Directions for this task:
Print the records below exactly, from the line containing "Output the web" down to the line containing "const stacked = d3.stack().keys(seriesNames)(rows);", both lines included, and omit every picture.

Input data:
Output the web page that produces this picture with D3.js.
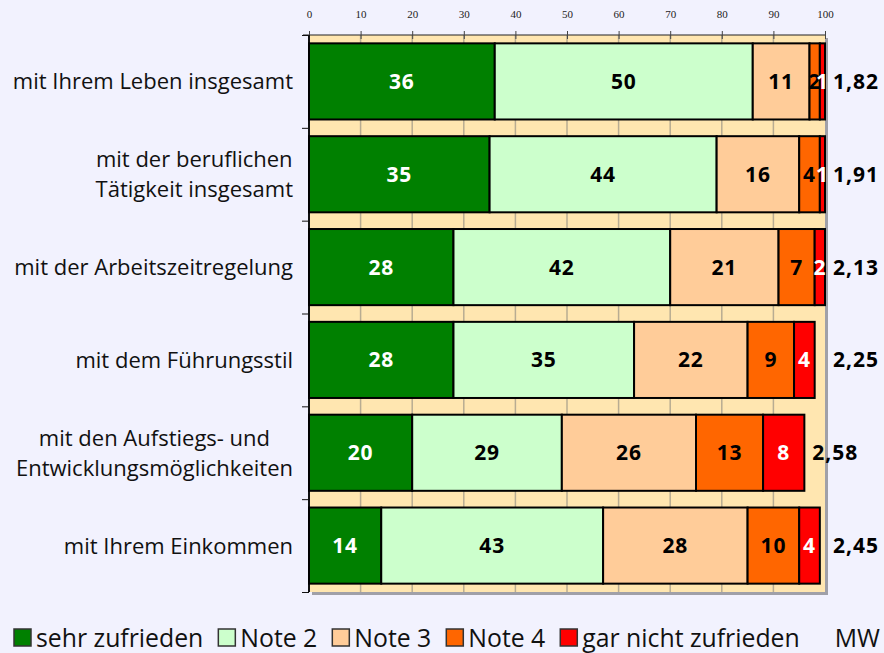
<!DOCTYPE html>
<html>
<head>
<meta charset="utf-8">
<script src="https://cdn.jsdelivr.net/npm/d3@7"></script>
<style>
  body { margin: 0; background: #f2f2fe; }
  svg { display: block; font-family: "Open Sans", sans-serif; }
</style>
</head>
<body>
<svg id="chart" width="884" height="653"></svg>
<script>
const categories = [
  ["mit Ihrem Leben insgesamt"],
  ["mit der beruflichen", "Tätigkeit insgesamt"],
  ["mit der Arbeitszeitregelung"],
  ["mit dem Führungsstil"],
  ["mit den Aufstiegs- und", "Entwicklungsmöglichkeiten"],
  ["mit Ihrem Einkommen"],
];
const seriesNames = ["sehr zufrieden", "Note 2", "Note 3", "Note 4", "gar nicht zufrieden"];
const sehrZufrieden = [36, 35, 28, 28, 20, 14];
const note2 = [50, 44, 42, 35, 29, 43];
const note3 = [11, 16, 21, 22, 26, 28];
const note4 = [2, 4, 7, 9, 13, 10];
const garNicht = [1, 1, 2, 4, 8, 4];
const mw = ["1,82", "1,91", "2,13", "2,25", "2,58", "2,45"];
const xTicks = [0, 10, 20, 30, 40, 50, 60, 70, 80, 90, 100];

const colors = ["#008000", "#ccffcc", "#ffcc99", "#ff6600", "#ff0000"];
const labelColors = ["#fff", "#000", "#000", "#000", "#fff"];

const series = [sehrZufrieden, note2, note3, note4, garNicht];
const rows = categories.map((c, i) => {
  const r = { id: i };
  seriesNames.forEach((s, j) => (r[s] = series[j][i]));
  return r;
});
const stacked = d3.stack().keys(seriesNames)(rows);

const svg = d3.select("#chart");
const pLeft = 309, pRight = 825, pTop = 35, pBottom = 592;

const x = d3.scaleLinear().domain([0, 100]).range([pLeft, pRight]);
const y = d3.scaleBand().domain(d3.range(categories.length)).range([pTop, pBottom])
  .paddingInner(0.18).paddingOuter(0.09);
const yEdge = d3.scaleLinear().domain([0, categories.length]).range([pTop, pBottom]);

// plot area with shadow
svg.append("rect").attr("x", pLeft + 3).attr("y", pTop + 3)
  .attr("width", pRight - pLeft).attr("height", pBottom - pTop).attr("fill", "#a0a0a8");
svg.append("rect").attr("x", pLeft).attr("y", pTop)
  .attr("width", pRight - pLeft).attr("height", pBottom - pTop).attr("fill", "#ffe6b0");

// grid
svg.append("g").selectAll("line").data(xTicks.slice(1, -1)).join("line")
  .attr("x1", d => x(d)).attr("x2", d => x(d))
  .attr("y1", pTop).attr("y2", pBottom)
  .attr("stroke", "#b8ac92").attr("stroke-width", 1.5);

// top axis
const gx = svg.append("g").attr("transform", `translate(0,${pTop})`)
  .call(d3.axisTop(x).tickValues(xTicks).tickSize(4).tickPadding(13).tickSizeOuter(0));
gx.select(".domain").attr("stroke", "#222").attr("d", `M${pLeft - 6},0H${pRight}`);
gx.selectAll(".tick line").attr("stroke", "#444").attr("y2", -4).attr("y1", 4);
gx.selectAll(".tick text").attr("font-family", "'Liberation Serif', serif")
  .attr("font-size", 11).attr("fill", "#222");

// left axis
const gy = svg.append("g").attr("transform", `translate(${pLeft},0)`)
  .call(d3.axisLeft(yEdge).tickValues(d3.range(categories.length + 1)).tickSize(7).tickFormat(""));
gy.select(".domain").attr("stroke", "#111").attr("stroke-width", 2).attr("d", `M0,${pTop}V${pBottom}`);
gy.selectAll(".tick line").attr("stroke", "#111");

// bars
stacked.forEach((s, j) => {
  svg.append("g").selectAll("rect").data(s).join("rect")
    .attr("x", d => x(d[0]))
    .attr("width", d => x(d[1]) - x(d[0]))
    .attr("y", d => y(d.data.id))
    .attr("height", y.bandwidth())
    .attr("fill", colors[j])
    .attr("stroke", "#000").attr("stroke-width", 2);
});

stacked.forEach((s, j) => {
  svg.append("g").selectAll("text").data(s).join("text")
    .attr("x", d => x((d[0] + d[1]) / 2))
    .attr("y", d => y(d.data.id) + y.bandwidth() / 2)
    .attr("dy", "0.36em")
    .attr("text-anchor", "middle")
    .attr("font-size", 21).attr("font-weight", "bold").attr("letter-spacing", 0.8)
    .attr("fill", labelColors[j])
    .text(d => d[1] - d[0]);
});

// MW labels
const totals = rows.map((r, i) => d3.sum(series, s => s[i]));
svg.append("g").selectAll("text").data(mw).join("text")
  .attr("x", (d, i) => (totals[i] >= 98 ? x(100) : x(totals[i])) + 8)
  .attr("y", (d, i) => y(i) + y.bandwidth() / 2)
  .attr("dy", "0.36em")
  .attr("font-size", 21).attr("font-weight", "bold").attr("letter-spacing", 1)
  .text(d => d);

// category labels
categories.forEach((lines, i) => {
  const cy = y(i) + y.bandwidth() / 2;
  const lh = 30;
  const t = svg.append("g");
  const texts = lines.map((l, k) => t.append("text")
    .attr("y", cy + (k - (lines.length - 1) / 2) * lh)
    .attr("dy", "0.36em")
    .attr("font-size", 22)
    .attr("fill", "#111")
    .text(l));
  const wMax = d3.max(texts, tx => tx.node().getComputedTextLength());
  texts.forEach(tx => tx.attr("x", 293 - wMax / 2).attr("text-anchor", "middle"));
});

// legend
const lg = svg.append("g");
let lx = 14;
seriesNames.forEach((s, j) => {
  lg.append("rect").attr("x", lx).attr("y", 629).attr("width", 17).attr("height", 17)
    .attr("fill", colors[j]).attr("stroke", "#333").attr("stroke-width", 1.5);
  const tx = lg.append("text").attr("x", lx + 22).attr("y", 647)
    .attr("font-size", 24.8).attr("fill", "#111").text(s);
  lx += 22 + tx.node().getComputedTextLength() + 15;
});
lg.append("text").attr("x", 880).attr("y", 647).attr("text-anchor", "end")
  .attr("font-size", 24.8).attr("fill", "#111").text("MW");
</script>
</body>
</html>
==
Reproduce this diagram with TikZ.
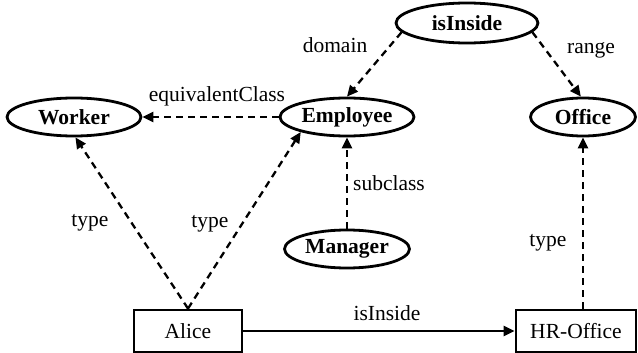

Expected answer:
Output the web page that produces this picture with D3.js.
<!DOCTYPE html>
<html>
<head>
<meta charset="utf-8">
<script src="https://cdn.jsdelivr.net/npm/d3@7"></script>
<style>
  body { margin: 0; background: #f2f2fe; }
  svg { display: block; font-family: "Open Sans", sans-serif; }
</style>
</head>
<body>
<svg id="chart" width="884" height="653"></svg>
<script>
const categories = [
  ["mit Ihrem Leben insgesamt"],
  ["mit der beruflichen", "Tätigkeit insgesamt"],
  ["mit der Arbeitszeitregelung"],
  ["mit dem Führungsstil"],
  ["mit den Aufstiegs- und", "Entwicklungsmöglichkeiten"],
  ["mit Ihrem Einkommen"],
];
const seriesNames = ["sehr zufrieden", "Note 2", "Note 3", "Note 4", "gar nicht zufrieden"];
const sehrZufrieden = [36, 35, 28, 28, 20, 14];
const note2 = [50, 44, 42, 35, 29, 43];
const note3 = [11, 16, 21, 22, 26, 28];
const note4 = [2, 4, 7, 9, 13, 10];
const garNicht = [1, 1, 2, 4, 8, 4];
const mw = ["1,82", "1,91", "2,13", "2,25", "2,58", "2,45"];
const xTicks = [0, 10, 20, 30, 40, 50, 60, 70, 80, 90, 100];

const colors = ["#008000", "#ccffcc", "#ffcc99", "#ff6600", "#ff0000"];
const labelColors = ["#fff", "#000", "#000", "#000", "#fff"];

const series = [sehrZufrieden, note2, note3, note4, garNicht];
const rows = categories.map((c, i) => {
  const r = { id: i };
  seriesNames.forEach((s, j) => (r[s] = series[j][i]));
  return r;
});
const stacked = d3.stack().keys(seriesNames)(rows);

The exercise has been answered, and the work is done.